Cozinha era lugar de mulher em 1964
Amanhã, pela primeira vez nas últimas três décadas, passaremos o 31 de março sob um governo que se enche de júbilo para celebrar o golpe militar de 1964.
Que Jair Bolsonaro teça loas à ditadura não surpreende ninguém. O que assusta é a reverberação desse sentimento em uma parcela significativa da população –gente que é jovem demais, que tem memória débil ou que estava enrustida desde a redemocratização.
É um clamor febril, delirante, por um retrocesso quase literal. As franjas radicais da sociedade pensam ser possível enquadrar os desviados (a minha cambada) nos padrões de comportamento de 55 anos atrás.
Nem o Irã fundamentalista conseguiu feito semelhante. Os aiatolás sonhavam com um paraíso islâmico de ares medievais, pio e submisso. Criaram um monstrengo esquizofrênico. Na esfera privada, a elite laica ainda toca a vida como nos tempos do xá –com a anuência hipócrita do clero.

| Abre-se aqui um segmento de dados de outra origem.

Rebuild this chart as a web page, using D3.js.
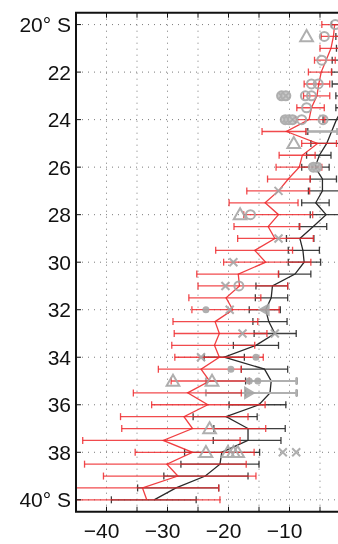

E a repressão está sempre anos-luz atrás das redes sociais.
Proponho, no entanto, um inofensivo exercício. O que encontraríamos se voltássemos a 1964? Apenas no âmbito da cozinha, pois a Folha tem colunistas mais qualificados para falar de política.
Pesquisei, no acervo do jornal, as edições dos dias subsequentes ao levante dos milicos. Primeiro de abril caiu numa quarta-feira. Necas de pitibiriba sobre comida, culinária, restaurantes ou botecos.
No dia 2, só um informe publicitário dos óleos vegetais Cestol. A companhia se dizia empenhada em honrar os pedidos dos clientes, apesar da crise das abastecimento. Eram dias complicados, aparentemente.
De quinta-feira até sábado, as únicas aparições gastronômicas eram pequenos anúncios. Do restaurante francês La Casserole, ainda hoje operante no Largo do Arouche. A casa trazia uma comodidade rara na época: ar-condicionado.
A cozinha só teria destaque na edição dominical. Em 5 de abril de 1964, a manchete da Folha noticiava o autoexílio do presidente deposto, João Goulart, no Uruguai.
Páginas inteiras de um caderno chamado Folha Feminina têm a comida por tema. Porque, em 1964, cozinha era lugar de mulher. A cozinha doméstica, vale frisar –o ambiente profissional sempre foi masculino.
Uma matéria intitulada “Para decorar a cozinha” ensina a transformar colheres de pau em bonecos com chapéu de mestre-cuca. A página seguinte abre com um texto sob o seguinte título: “Agarre seu homem pelo estômago”.
A edição é coroada com uma coluna sobre dietas. Vou até usar caixa-alta para anunciar o título. Ele merece: “CONSELHOS ÀS GORDAS”.
Sei que eu precisaria me dedicar a outro ofício para trabalhar em 1964. Presumo ainda que nenhuma mulher pensante gostaria de retroceder àquela época, fosse qual fosse o regime.